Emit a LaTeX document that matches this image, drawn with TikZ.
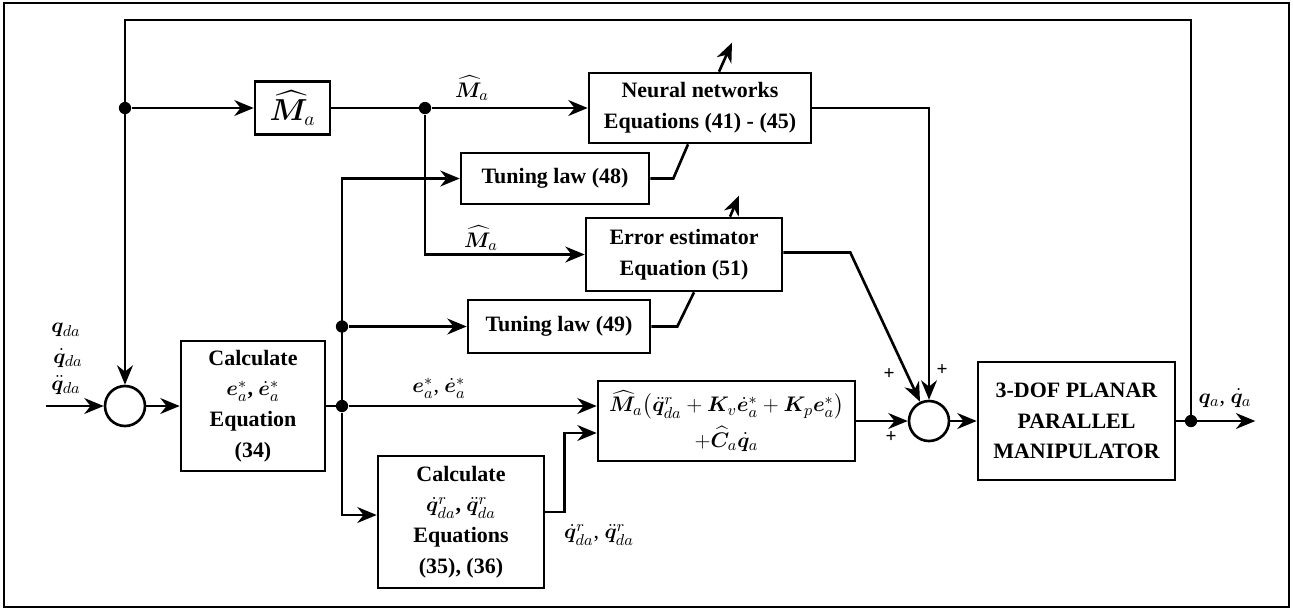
\documentclass[tikz,border=0pt]{standalone}
\usepackage{fontspec}
\setmainfont{Liberation Serif}
\usepackage{amsmath,bm}
\usetikzlibrary{arrows.meta,calc}
\tikzset{
  blk/.style={draw, line width=1.5pt, align=center, inner sep=2pt,
    font=\fontsize{12.5}{17.5}\selectfont\bfseries},
  sumc/.style={draw, circle, line width=1.5pt, minimum size=0.8cm, inner sep=0pt},
  jdot/.style={circle, fill, inner sep=0pt, minimum size=7pt},
  lbl/.style={font=\fontsize{12.5}{14}\selectfont},
  pls/.style={font=\fontsize{11}{13}\selectfont\bfseries},
  sig/.style={line width=1.5pt, -{Stealth[length=11pt,width=9pt,inset=3.5pt]}},
  wire/.style={line width=1.5pt},
}
\begin{document}
\begin{tikzpicture}[x=0.02cm, y=-0.02cm]
\useasboundingbox (0,0) rectangle (1293,610);
\draw[line width=1.2pt] (4,3) rectangle (1289,607);
% blocks
\node[blk, minimum width=1.5cm, minimum height=1.06cm, font=\fontsize{16}{18}\selectfont] (mhat) at (292.5,108) {$\widehat{\bm M}_a$};
\node[blk, minimum width=4.44cm, minimum height=1.4cm] (nn) at (700,108) {Neural networks\\Equations (41) - (45)};
\node[blk, minimum width=3.76cm, minimum height=1.02cm] (tun48) at (555,178.5) {Tuning law (48)};
\node[blk, minimum width=3.92cm, minimum height=1.46cm] (err) at (684,254.5) {Error estimator\\Equation (51)};
\node[blk, minimum width=3.64cm, minimum height=1.06cm] (tun49) at (559,326.5) {Tuning law (49)};
\node[blk, minimum width=2.88cm, minimum height=2.6cm] (calc1) at (253,406) {Calculate\\$\bm e^*_a$, $\dot{\bm e}^*_a$\\Equation\\(34)};
\node[blk, minimum width=5.14cm, minimum height=1.6cm, font=\fontsize{12.5}{20}\selectfont\bfseries] (ctrl) at (726.5,421) {$\widehat{\bm M}_a\big(\ddot{\bm q}^r_{da}+\bm K_v\dot{\bm e}^*_a+\bm K_p\bm e^*_a\big)$\\$+\widehat{\bm C}_a\dot{\bm q}_a$};
\node[blk, minimum width=3.32cm, minimum height=2.64cm] (calc2) at (461,522) {Calculate\\$\dot{\bm q}^r_{da}$, $\ddot{\bm q}^r_{da}$\\Equations\\(35), (36)};
\node[blk, minimum width=3.94cm, minimum height=2.36cm] (plant) at (1076.5,421) {3-DOF PLANAR\\PARALLEL\\MANIPULATOR};
\node[sumc] (sum1) at (125,406) {};
\node[sumc] (sum2) at (929,421) {};
% junctions
\coordinate (in) at (46,406);
\node[jdot] (fbl) at (125,108) {};
\node[jdot] (jm) at (425,108) {};
\node[jdot] (je) at (342,406) {};
\node[jdot] (j49) at (342,326.5) {};
\node[jdot] (jout) at (1191,421) {};
% connectors
\draw[sig] (in) -- (sum1);
\draw[sig] (sum1) -- (calc1);
\draw[wire] (calc1.east) -- (je);
\draw[sig] (je) -- (je -| ctrl.west);
\draw[sig] (je) |- (tun48.west);
\draw[sig] (j49) -- (tun49.west);
\draw[sig] (je) |- ($(calc2.west)+(0,-7)$);
\draw[sig] ($(calc2.east)+(0,-10)$) -- ++(19,0) |- ($(ctrl.west)+(0,12)$);
\draw[sig] (jout) -- (1191,20) -| (sum1.north);
\draw[sig] (fbl) -- (mhat.west);
\draw[wire] (mhat.east) -- (jm);
\draw[sig] (jm) -- (nn.west);
\draw[sig] (jm) |- (err.west);
\draw[wire] (tun48.east) -- ++(23,0) -- ($(nn.south)+(-12,0)$);
\draw[sig] ($(nn.north)+(19,0)$) -- ++(13,-29);
\draw[wire] (tun49.east) -- ++(26,0) -- ($(err.south)+(10,0)$);
\draw[sig] ($(err.north)+(46,0)$) -- ++(9,-21);
\draw[sig] (nn.east) -| (sum2.north);
\draw[sig] ($(err.east)+(0,-2)$) -- ++(67,0) -- (sum2);
\draw[sig] (ctrl.east) -- (sum2.west);
\draw[sig] (sum2) -- (plant);
\draw[sig] (plant.east) -- ++(79,0);
% labels
\node[lbl] (lq) at (66,330) {$\bm q_{da}$};
\node[lbl] (lqd) at (68,358) {$\dot{\bm q}_{da}$};
\node[lbl] (lqdd) at (66,385) {$\ddot{\bm q}_{da}$};
\node[lbl] (lm1) at (472,88) {$\widehat{\bm M}_a$};
\node[lbl] (lm2) at (481,238) {$\widehat{\bm M}_a$};
\node[lbl] (le) at (439,388) {$\bm e^*_a$, $\dot{\bm e}^*_a$};
\node[lbl] (lr) at (599,535) {$\dot{\bm q}^r_{da}$, $\ddot{\bm q}^r_{da}$};
\node[lbl] (lout) at (1225,398) {$\bm q_a$, $\dot{\bm q}_a$};
\node[pls] (p1) at (889,374) {+};
\node[pls] (p2) at (942,370) {+};
\node[pls] (p3) at (891,437) {+};
\end{tikzpicture}
\end{document}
--------------------
→ **Aim**: Reproduce every line precisely as given, omitting all pictures.

→ **Written answer**:
Emit a LaTeX document that matches this image, drawn with TikZ.
\documentclass[tikz,border=0pt]{standalone}
\usepackage{fontspec}
\setmainfont{Liberation Serif}
\usepackage{amsmath,bm}
\usetikzlibrary{arrows.meta,calc}
\tikzset{
  blk/.style={draw, line width=1.5pt, align=center, inner sep=2pt,
    font=\fontsize{12.5}{17.5}\selectfont\bfseries},
  sumc/.style={draw, circle, line width=1.5pt, minimum size=0.8cm, inner sep=0pt},
  jdot/.style={circle, fill, inner sep=0pt, minimum size=7pt},
  lbl/.style={font=\fontsize{12.5}{14}\selectfont},
  pls/.style={font=\fontsize{11}{13}\selectfont\bfseries},
  sig/.style={line width=1.5pt, -{Stealth[length=11pt,width=9pt,inset=3.5pt]}},
  wire/.style={line width=1.5pt},
}
\begin{document}
\begin{tikzpicture}[x=0.02cm, y=-0.02cm]
\useasboundingbox (0,0) rectangle (1293,610);
\draw[line width=1.2pt] (4,3) rectangle (1289,607);
% blocks
\node[blk, minimum width=1.5cm, minimum height=1.06cm, font=\fontsize{16}{18}\selectfont] (mhat) at (292.5,108) {$\widehat{\bm M}_a$};
\node[blk, minimum width=4.44cm, minimum height=1.4cm] (nn) at (700,108) {Neural networks\\Equations (41) - (45)};
\node[blk, minimum width=3.76cm, minimum height=1.02cm] (tun48) at (555,178.5) {Tuning law (48)};
\node[blk, minimum width=3.92cm, minimum height=1.46cm] (err) at (684,254.5) {Error estimator\\Equation (51)};
\node[blk, minimum width=3.64cm, minimum height=1.06cm] (tun49) at (559,326.5) {Tuning law (49)};
\node[blk, minimum width=2.88cm, minimum height=2.6cm] (calc1) at (253,406) {Calculate\\$\bm e^*_a$, $\dot{\bm e}^*_a$\\Equation\\(34)};
\node[blk, minimum width=5.14cm, minimum height=1.6cm, font=\fontsize{12.5}{20}\selectfont\bfseries] (ctrl) at (726.5,421) {$\widehat{\bm M}_a\big(\ddot{\bm q}^r_{da}+\bm K_v\dot{\bm e}^*_a+\bm K_p\bm e^*_a\big)$\\$+\widehat{\bm C}_a\dot{\bm q}_a$};
\node[blk, minimum width=3.32cm, minimum height=2.64cm] (calc2) at (461,522) {Calculate\\$\dot{\bm q}^r_{da}$, $\ddot{\bm q}^r_{da}$\\Equations\\(35), (36)};
\node[blk, minimum width=3.94cm, minimum height=2.36cm] (plant) at (1076.5,421) {3-DOF PLANAR\\PARALLEL\\MANIPULATOR};
\node[sumc] (sum1) at (125,406) {};
\node[sumc] (sum2) at (929,421) {};
% junctions
\coordinate (in) at (46,406);
\node[jdot] (fbl) at (125,108) {};
\node[jdot] (jm) at (425,108) {};
\node[jdot] (je) at (342,406) {};
\node[jdot] (j49) at (342,326.5) {};
\node[jdot] (jout) at (1191,421) {};
% connectors
\draw[sig] (in) -- (sum1);
\draw[sig] (sum1) -- (calc1);
\draw[wire] (calc1.east) -- (je);
\draw[sig] (je) -- (je -| ctrl.west);
\draw[sig] (je) |- (tun48.west);
\draw[sig] (j49) -- (tun49.west);
\draw[sig] (je) |- ($(calc2.west)+(0,-7)$);
\draw[sig] ($(calc2.east)+(0,-10)$) -- ++(19,0) |- ($(ctrl.west)+(0,12)$);
\draw[sig] (jout) -- (1191,20) -| (sum1.north);
\draw[sig] (fbl) -- (mhat.west);
\draw[wire] (mhat.east) -- (jm);
\draw[sig] (jm) -- (nn.west);
\draw[sig] (jm) |- (err.west);
\draw[wire] (tun48.east) -- ++(23,0) -- ($(nn.south)+(-12,0)$);
\draw[sig] ($(nn.north)+(19,0)$) -- ++(13,-29);
\draw[wire] (tun49.east) -- ++(26,0) -- ($(err.south)+(10,0)$);
\draw[sig] ($(err.north)+(46,0)$) -- ++(9,-21);
\draw[sig] (nn.east) -| (sum2.north);
\draw[sig] ($(err.east)+(0,-2)$) -- ++(67,0) -- (sum2);
\draw[sig] (ctrl.east) -- (sum2.west);
\draw[sig] (sum2) -- (plant);
\draw[sig] (plant.east) -- ++(79,0);
% labels
\node[lbl] (lq) at (66,330) {$\bm q_{da}$};
\node[lbl] (lqd) at (68,358) {$\dot{\bm q}_{da}$};
\node[lbl] (lqdd) at (66,385) {$\ddot{\bm q}_{da}$};
\node[lbl] (lm1) at (472,88) {$\widehat{\bm M}_a$};
\node[lbl] (lm2) at (481,238) {$\widehat{\bm M}_a$};
\node[lbl] (le) at (439,388) {$\bm e^*_a$, $\dot{\bm e}^*_a$};
\node[lbl] (lr) at (599,535) {$\dot{\bm q}^r_{da}$, $\ddot{\bm q}^r_{da}$};
\node[lbl] (lout) at (1225,398) {$\bm q_a$, $\dot{\bm q}_a$};
\node[pls] (p1) at (889,374) {+};
\node[pls] (p2) at (942,370) {+};
\node[pls] (p3) at (891,437) {+};
\end{tikzpicture}
\end{document}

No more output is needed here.